A rigorous, well-resourced selection process for a mid-market or growing enterprise typically requires ten to sixteen weeks from initial requirements gathering to vendor selection. Organizations with complex multi-entity structures, multinational operations, or heavily customized legacy systems should plan for the longer end of that range. Rushing the process introduces disproportionate risk relative to the time saved.

Should we prioritize cloud-native ERP or on-premises deployment?

For the vast majority of growing enterprises, cloud-native SaaS ERP provides superior scalability, lower upfront investment, automatic updates, and access to AI-driven features that on-premises systems cannot match. On-premises or hybrid models remain relevant primarily for organizations in highly regulated industries with strict data residency requirements or those operating in environments with unreliable internet connectivity.

How many vendors should be on the shortlist for an ERP evaluation?

Three to five vendors is the optimal range for a structured ERP evaluation. Fewer than three limits comparative insight and negotiating leverage. More than five spreads evaluation resources too thin and makes it difficult for stakeholders to develop deep familiarity with each solution. The initial market scan may begin with ten to fifteen vendors, but the shortlist should be narrowed through disciplined screening before entering the demonstration phase.

What is the most common mistake organizations make during ERP demonstrations?

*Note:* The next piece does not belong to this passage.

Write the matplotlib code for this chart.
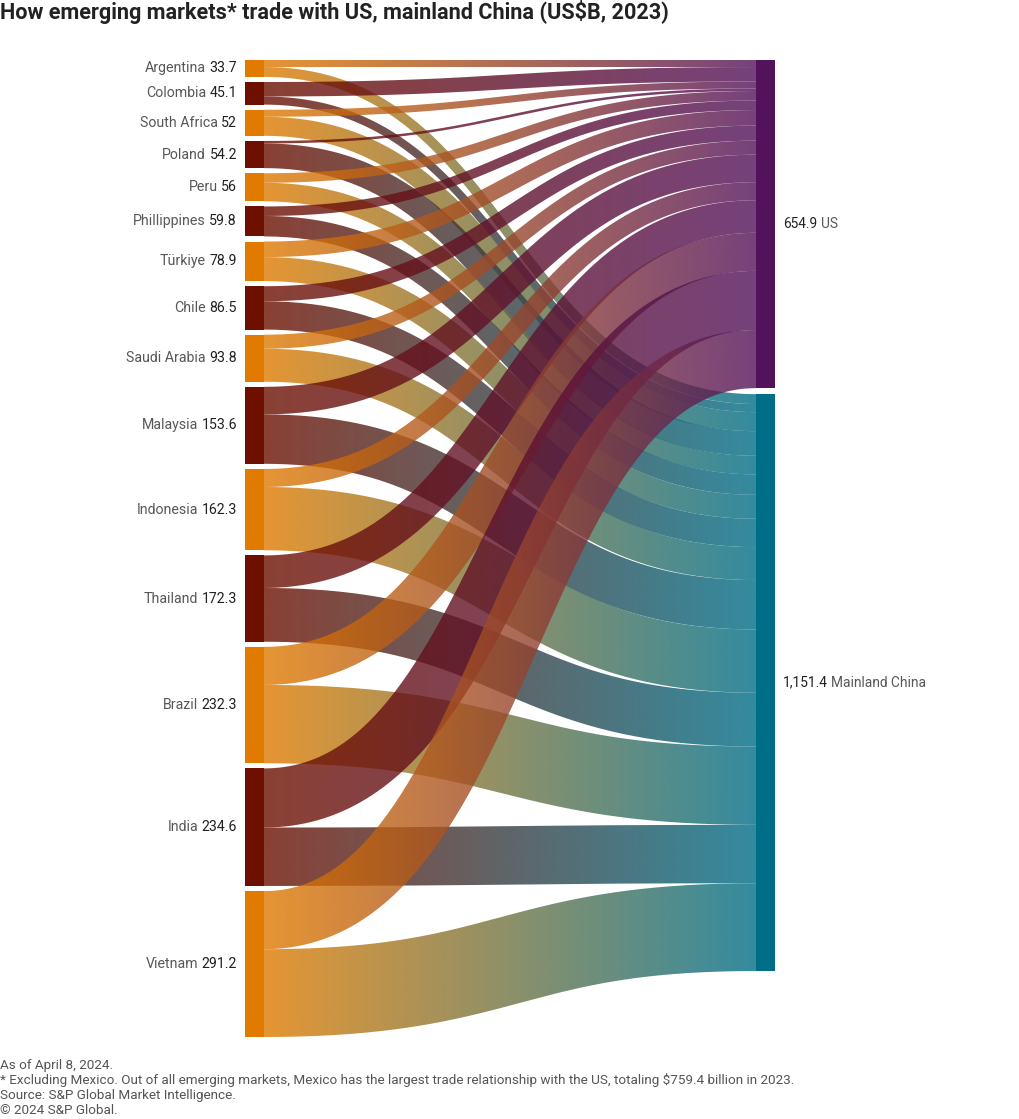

The most common mistake is allowing vendors to drive demonstrations using their own scripts and scenarios rather than the organization's documented business requirements. A demonstration that showcases vendor strengths without addressing the organization's specific pain points provides little useful information for selection. Decision-makers should insist on scripted demonstrations that follow the Business Requirements Document and include edge cases, exception workflows, and real transaction volumes.

How do we assess whether an ERP vendor will be a good long-term partner?

Assessing long-term partnership potential requires evaluating multiple dimensions: the vendor's financial stability through public filings or analyst reports, the maturity and geographic coverage of their support organization, the cadence and quality of their product releases over the past three years, the health of their customer community and partner ecosystem, and the depth of their investment in emerging technologies such as AI, automation, and advanced analytics. Reference calls with customers who have been on the platform for five years or more provide the most candid assessment of the vendor's behavior during difficult situations such as outages, upgrade migrations, and contract renewals.